I was recently sorting a large list of names - I just ended up sorting it in Python, but it inspired in me the following question. If we're given a list $L$ of $n$ numbers, but can only see $k$ contiguous elements at a time and can shift a group of elements at once, what would be the fastest way to sort this list?
I originally had the list of names in Notepad. You can only see up to the number of rows at once, but you can cut and paste a bunch of rows at once. What I started to do is organize it into bunches of runs, but then you run into the problem of having two runs that are separated by a long gap (like as in the final step of merge sort, the two halves are separated by a large gap).

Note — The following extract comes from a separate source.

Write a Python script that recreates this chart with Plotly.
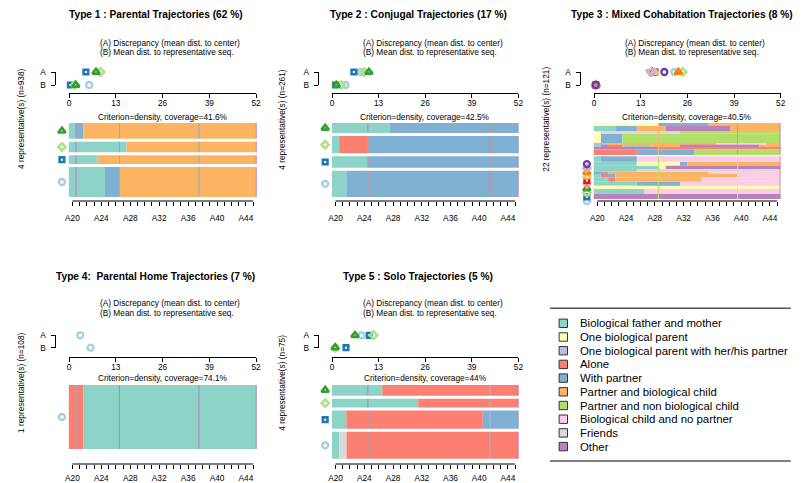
import plotly.graph_objects as go

W, H = 805, 483
FONT = "Liberation Sans, Arial, Helvetica, sans-serif"
SMALL = 8.3

# ---------------- data ----------------
STATE_CODES = ["a", "b", "c", "d", "e", "f", "g", "h", "i", "j"]
STATE_LABELS = ["Biological father and mother", "One biological parent",
                "One biological parent with her/his partner", "Alone", "With partner",
                "Partner and biological child", "Partner and non biological child",
                "Biological child and no partner", "Friends", "Other"]
STATE_COLORS = ["#8DD3C7", "#FFFFB3", "#BEBADA", "#FB8072", "#80B1D3",
                "#FDB462", "#B3DE69", "#FCCDE5", "#D9D9D9", "#BC80BD"]
AGES = ["A%d" % a for a in range(20, 46)]
AGE_TICK_LABELS = ["A20", "A24", "A28", "A32", "A36", "A40", "A44"]
DIST_TICKS = [0, 13, 26, 39, 52]
REP_COLORS = ["#A6CEE3", "#1F78B4", "#B2DF8A", "#33A02C", "#FB9A99", "#E31A1C",
              "#FDBF6F", "#FF7F00", "#CAB2D6", "#6A3D9A", "#FFFF99", "#B15928"]
SUB_A = "(A) Discrepancy (mean dist. to center)"
SUB_B = "(B) Mean dist. to representative seq."

# Type 1 (representatives listed bottom -> top, run-length coded states)
p1_title = "Type 1 : Parental Trajectories (62 %)"
p1_ylabel = "4 representative(s) (n=938)"
p1_criterion = "Criterion=density, coverage=41.6%"
p1_seqs = ["a5 e2 f19", "a4 f22", "a8 f18", "a1 e1 f24"]
p1_weights = [30, 8.7, 10.7, 15.7]
p1_A = [8.6, 4.7, 8.8, 7.5]
p1_B = [5.6, 0.4, 1.6, 1.9]

# Type 2
p2_title = "Type 2 : Conjugal Trajectories (17 %)"
p2_ylabel = "4 representative(s) (n=261)"
p2_criterion = "Criterion=density, coverage=42.5%"
p2_seqs = ["a2 e24", "a5 e21", "a1 d4 e21", "a8 e18"]
p2_weights = [26, 11.3, 17, 10]
p2_A = [8.0, 6.1, 9.0, 10.3]
p2_B = [3.8, 1.0, 2.6, 1.2]

# Type 3
p3_title = "Type 3 : Mixed Cohabitation Trajectories (8 %)"
p3_ylabel = "22 representative(s) (n=121)"
p3_criterion = "Criterion=density, coverage=40.5%"
p3_seqs = ["j26", "a7 h19", "b26", "a6 e6 h14", "a2 d1 f12 h11", "a1 d1 e1 f17 h6",
           "e2 f14 h10", "a6 i20", "a9 b1 j16", "a6 b6 e1 f13", "a1 e5 h20",
           "d6 e8 g12", "j9 d17", "a1 j1 d2 a4 f4 j11 f3", "c2 f15 h7 f2",
           "b1 e3 g22", "b1 i11 g14", "a3 e3 f4 j9 f7", "b9 e7 f10"]
p3_weights = [5, 5, 3.3, 4, 4.4, 4, 1.6, 2.7, 3.3, 4, 5.4,
              5.7, 2.3, 2.3, 1.7, 9.3, 2.7, 5, 3]
p3_A = [22.4, 17.0, 24.7, 16.3, 15.6, 16.5, 16.9, 23.5, 16.0, 19.6]
p3_B = [0.5, 0.4, 0.5, 0.6, 0.5, 0.5, 0.4, 0.5, 0.5, 0.5]

# Type 4
p4_title = "Type 4:\u00a0 Parental Home Trajectories (7 %)"
p4_ylabel = "1 representative(s) (n=108)"
p4_criterion = "Criterion=density, coverage=74.1%"
p4_seqs = ["d2 a24"]
p4_weights = [1]
p4_A = [3.1]
p4_B = [6.0]

# Type 5
p5_title = "Type 5 : Solo Trajectories (5 %)"
p5_ylabel = "4 representative(s) (n=75)"
p5_criterion = "Criterion=density, coverage=44%"
p5_seqs = ["a1 i1 d24", "a2 d19 e5", "a12 d14", "a7 d19"]
p5_weights = [27, 18.4, 9, 11]
p5_A = [8.2, 10.4, 11.6, 6.4]
p5_B = [0.9, 3.9, 0.9, 0.9]

# ---------------- layout (pixels) ----------------
ROW1 = dict(ty=15, suby=(42.7, 52.3), yA=72, yB=85, daxy=92.7, crity=116.7,
            stop=123, sbot=197, agey=201, agestand=5, yly=119)
ROW2 = dict(ty=276.7, suby=(303.3, 313.3), yA=335.3, yB=347.7, daxy=356.7, crity=377.7,
            stop=385, sbot=458.7, agey=464, agestand=2, yly=383)
COL1 = dict(dx0=69, dx1=256, brx=55, sx0=68.8, sx1=256.8, subx=98.3, ylx=21)
COL2 = dict(dx0=332, dx1=518.4, brx=318.3, sx0=332, sx1=518.7, subx=360.7, ylx=281.7)
COL3 = dict(dx0=594, dx1=780.7, brx=580, sx0=593.7, sx1=780.7, subx=622.7, ylx=545.7)
XPAD = 1.5   # columns of room left of the bars for the representative symbols
YPAD = 6.0   # px of room below the bars


def topcolor(n_bottom, bottom, top):
    return lambda i: bottom if i < n_bottom else top


PANELS = [
    dict(title=p1_title, ylabel=p1_ylabel, crit=p1_criterion, seqs=p1_seqs, w=p1_weights,
         A=p1_A, B=p1_B, tx=155.5, gap=3.0, **ROW1, **COL1,
         vlines=[(1, "#BC80BD"), (7, "#80B1D3"), (18, "#80B1D3"), (26, "#BC80BD")]),
    dict(title=p2_title, ylabel=p2_ylabel, crit=p2_criterion, seqs=p2_seqs, w=p2_weights,
         A=p2_A, B=p2_B, tx=418.3, gap=3.0, **ROW1, **COL2,
         vlines=[(5, ["#FB8072", "#FB8072", "#FB8072", "#BC80BD"]), (22, "#FB8072"), (26, "#BC80BD")]),
    dict(title=p3_title, ylabel=p3_ylabel, crit=p3_criterion, seqs=p3_seqs, w=p3_weights,
         A=p3_A, B=p3_B, tx=681.7, gap=0.0, gap_extra={10: 1.3},
         **{**ROW1, "sbot": 199}, **COL3, marker_stack=4.1,
         vlines=[(9, topcolor(11, "#B3DE69", "#FDB462")), (20, topcolor(11, "#D9D9D9", "#80B1D3")),
                 (26, "#BC80BD")]),
    dict(title=p4_title, ylabel=p4_ylabel, crit=p4_criterion, seqs=p4_seqs, w=p4_weights,
         A=p4_A, B=p4_B, tx=155.8, gap=0.0, **{**ROW2, "sbot": 449}, **COL1,
         vlines=[(1, "#80B1D3"), (7, "#BC80BD"), (18, "#BC80BD"), (26, "#BC80BD")]),
    dict(title=p5_title, ylabel=p5_ylabel, crit=p5_criterion, seqs=p5_seqs, w=p5_weights,
         A=p5_A, B=p5_B, tx=417.8, gap=3.0, **{**ROW2, "stop": 384.7, "crity": 378.3}, **COL2,
         vlines=[(5, ["#80B1D3", "#80B1D3", "#BC80BD", "#BC80BD"]), (22, "#A9B8DA"), (26, "#BC80BD")]),
]

# symbol, size, outline width  (thick outline -> filled look with small white centre)
SYM = {"circle": ("circle-open", 6.0, 2.3), "square": ("square-open", 4.6, 2.6),
       "diamond": ("diamond-open", 5.6, 2.6), "triangle-up": ("triangle-up-open", 6.4, 2.6),
       "triangle-down": ("triangle-down-open", 6.4, 2.6)}
REP_SYMBOLS = ["circle", "square", "diamond", "triangle-up", "triangle-down", "square",
               "triangle-up", "triangle-up", "diamond", "circle", "square", "diamond"]


def fx(px):
    return px / W


def fy(py):
    return 1 - py / H


def parse(code):
    out = []
    for tok in code.split():
        out.append((STATE_CODES.index(tok[0]), int(tok[1:])))
    return out


def rep_style(i):
    s, size, lw = SYM[REP_SYMBOLS[i % len(REP_SYMBOLS)]]
    return s, size, lw, REP_COLORS[i % len(REP_COLORS)]


fig = go.Figure()
layout = {}
shapes = []
annotations = []
tickfont = dict(family=FONT, size=SMALL, color="#000")

for p, P in enumerate(PANELS):
    kd, ks = 2 * p + 1, 2 * p + 2
    xd, yd = ("x%d" % kd if kd > 1 else "x"), ("y%d" % kd if kd > 1 else "y")
    xs, ys = "x%d" % ks, "y%d" % ks
    nd = "" if kd == 1 else str(kd)
    ncol = len(AGES)
    colw = (P["sx1"] - P["sx0"]) / ncol

    # --- dot plot axes
    layout["xaxis" + nd] = dict(domain=[fx(P["dx0"]), fx(P["dx1"])], range=[0, 52], anchor="free",
                                position=fy(P["daxy"]), showline=True, linecolor="#000", linewidth=1,
                                ticks="outside", ticklen=4, tickcolor="#000", tickvals=DIST_TICKS,
                                tickfont=tickfont, ticklabelstandoff=-2,
                                showgrid=False, zeroline=False, fixedrange=True)
    layout["yaxis" + nd] = dict(domain=[fy(P["yB"]), fy(P["yA"])], range=[0, 1], anchor="free",
                                position=fx(P["brx"]), showline=True, linecolor="#000", linewidth=1,
                                ticks="outside", ticklen=4.5, tickcolor="#000", tickvals=[0, 1],
                                ticktext=["B", "A"], tickfont=tickfont, ticklabelstandoff=3,
                                showgrid=False, zeroline=False, fixedrange=True)
    # --- sequence axes
    area = P["sbot"] - P["stop"]
    layout["xaxis%d" % ks] = dict(domain=[fx(P["sx0"] - XPAD * colw), fx(P["sx1"])],
                                  range=[-XPAD, ncol], anchor="free",
                                  position=fy(P["agey"]), showline=False, ticks="outside", ticklen=4,
                                  tickcolor="#000", tickvals=[i + 0.5 for i in range(ncol)],
                                  ticktext=[a if a in AGE_TICK_LABELS else "" for a in AGES],
                                  tickfont=tickfont, ticklabelstandoff=P["agestand"], showgrid=False,
                                  zeroline=False, fixedrange=True)
    layout["yaxis%d" % ks] = dict(domain=[fy(P["sbot"] + YPAD), fy(P["stop"])], range=[-YPAD, area],
                                  visible=False, fixedrange=True)
    shapes.append(dict(type="line", xref=xs, yref="paper", x0=0.5, x1=ncol - 0.5,
                       y0=fy(P["agey"]), y1=fy(P["agey"]), line=dict(color="#000", width=1)))

    # --- rows layout
    n = len(P["seqs"])
    gaps = [P["gap"]] * (n - 1)
    for k, v in P.get("gap_extra", {}).items():
        gaps[k] = v
    scale = (area - sum(gaps)) / sum(P["w"])
    bottoms, heights = [], []
    y = 0.0
    for i in range(n):
        h = P["w"][i] * scale
        bottoms.append(y)
        heights.append(h)
        y += h + (gaps[i] if i < n - 1 else 0)

    per_state = {s: ([], [], [], []) for s in range(len(STATE_CODES))}
    for i, code in enumerate(P["seqs"]):
        start = 0
        for s, ln in parse(code):
            b, xl, yc, wd = per_state[s]
            b.append(start); xl.append(ln); yc.append(bottoms[i] + heights[i] / 2); wd.append(heights[i])
            start += ln
    for s, (b, xl, yc, wd) in per_state.items():
        if not b:
            continue
        fig.add_trace(go.Bar(orientation="h", base=b, x=xl, y=yc, width=wd, xaxis=xs, yaxis=ys,
                             marker=dict(color=STATE_COLORS[s], line=dict(width=0)),
                             showlegend=False, hoverinfo="skip"))

    # vertical guide lines within each bar
    for col, col_color in P["vlines"]:
        for i in range(n):
            if callable(col_color):
                c = col_color(i)
            elif isinstance(col_color, list):
                c = col_color[i]
            else:
                c = col_color
            xx = min(col, ncol - 0.08)
            shapes.append(dict(type="line", xref=xs, yref=ys, x0=xx, x1=xx, y0=bottoms[i],
                               y1=bottoms[i] + heights[i], line=dict(color=c, width=1)))

    # --- representative markers
    nrep = len(P["A"])
    for i in range(nrep):
        s, size, lw, c = rep_style(i)
        if "marker_stack" in P:
            ym = -2 + i * P["marker_stack"]
        else:
            ym = bottoms[i] + heights[i] / 2
        mk = dict(symbol=s, size=size, color=c, line=dict(color=c, width=lw))
        fig.add_trace(go.Scatter(x=[-0.95], y=[ym], xaxis=xs, yaxis=ys, mode="markers", marker=mk,
                                 cliponaxis=False, showlegend=False, hoverinfo="skip"))
        fig.add_trace(go.Scatter(x=[P["A"][i], P["B"][i]], y=[1, 0], xaxis=xd, yaxis=yd, mode="markers",
                                 marker=mk, cliponaxis=False, showlegend=False, hoverinfo="skip"))

    # --- texts
    annotations.append(dict(text="<b>%s</b>" % P["title"], x=fx(P["tx"]), y=fy(P["ty"]), xref="paper",
                            yref="paper", xanchor="center", yanchor="middle", showarrow=False,
                            font=dict(family=FONT, size=10.2, color="#000")))
    for t, yy in zip([SUB_A, SUB_B], P["suby"]):
        annotations.append(dict(text=t, x=fx(P["subx"]), y=fy(yy), xref="paper", yref="paper",
                                xanchor="left", yanchor="middle", showarrow=False,
                                font=dict(family=FONT, size=SMALL, color="#000")))
    annotations.append(dict(text=P["crit"], x=fx((P["sx0"] + P["sx1"]) / 2), y=fy(P["crity"]),
                            xref="paper", yref="paper", xanchor="center", yanchor="middle",
                            showarrow=False, font=dict(family=FONT, size=SMALL, color="#000")))
    annotations.append(dict(text=P["ylabel"], x=fx(P["ylx"]), y=fy(P["yly"]), xref="paper",
                            yref="paper", xanchor="center", yanchor="middle", textangle=-90,
                            showarrow=False, font=dict(family=FONT, size=SMALL, color="#000")))

# ---------------- legend ----------------
LEG = dict(x_sq=563.3, x_txt=577.7, y0=323.3, dy=13.7, sq=8.4, ly=(308.3, 461), lx=(550, 790.7))
for yy in LEG["ly"]:
    shapes.append(dict(type="line", xref="paper", yref="paper", x0=fx(LEG["lx"][0]), x1=fx(LEG["lx"][1]),
                       y0=fy(yy), y1=fy(yy), line=dict(color="#555", width=1.6)))
for i, (lab, col) in enumerate(zip(STATE_LABELS, STATE_COLORS)):
    yc = LEG["y0"] + i * LEG["dy"]
    hs = LEG["sq"] / 2
    shapes.append(dict(type="rect", xref="paper", yref="paper", x0=fx(LEG["x_sq"] - hs),
                       x1=fx(LEG["x_sq"] + hs), y0=fy(yc + hs), y1=fy(yc - hs), fillcolor=col,
                       line=dict(color="#333", width=1)))
    annotations.append(dict(text=lab, x=fx(LEG["x_txt"]), y=fy(yc), xref="paper", yref="paper",
                            xanchor="left", yanchor="middle", showarrow=False,
                            font=dict(family=FONT, size=11.4, color="#000")))

fig.update_layout(width=W, height=H, margin=dict(l=0, r=0, t=0, b=0, autoexpand=False),
                  paper_bgcolor="white", plot_bgcolor="white", barmode="overlay", showlegend=False,
                  font=dict(family=FONT, size=SMALL, color="#000"),
                  shapes=shapes, annotations=annotations, **layout)
fig.write_html("out.html", config={"displayModeBar": False},
               post_script="document.body.style.margin='0';document.body.style.padding='0';")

Let's say for concreteness that in this problem, there are three operations available to you given a view of the list $L[i+1]$ to $L[i+k]$: "cutting" from $m$ to $m+j$ with $i+1\le m$ and $m+j\le i+k$ (i.e. removing that range from the list, and storing that range in memory), changing the view to see some different group of $k$ (which takes time linearly proportional to the change in the view), and "pasting"/inserting all of memory to a location in the current view. Also, a cut operation can't be followed by another cut operation without first pasting it, and the only memory available is what you have in the "clipboard" (and maybe some constant size of memory not dependent on $k$ or $n$ - EDIT: this could be $O(\log n)$ additional memory instead, since otherwise, you couldn't store indices). Let's also say that comparisons take no time.
I don't think we can reach the $O(n\log n)$ efficiency of sorting algorithms like merge sort and quicksort in general, especially when $k$ is small in comparison to $n$ because you're limited in the amount you see at once. For example, if $k=1$, then I think the best you can do is something like insertion sort or selection sort for an $O(n^2)$ efficiency. But if $k>n$, then you can just do a normal merge sort or quicksort for $O(n\log n)$ efficiency.
What would the runtime be in the general case with an optimal algorithm (and what would the optimal algorithm be)? I'm mainly interested in asymptotic running time, rather than practical approaches, although those are of interest too.
Also, if there's anything vague in the question, or something that seems different to what I may have intended, please let me know.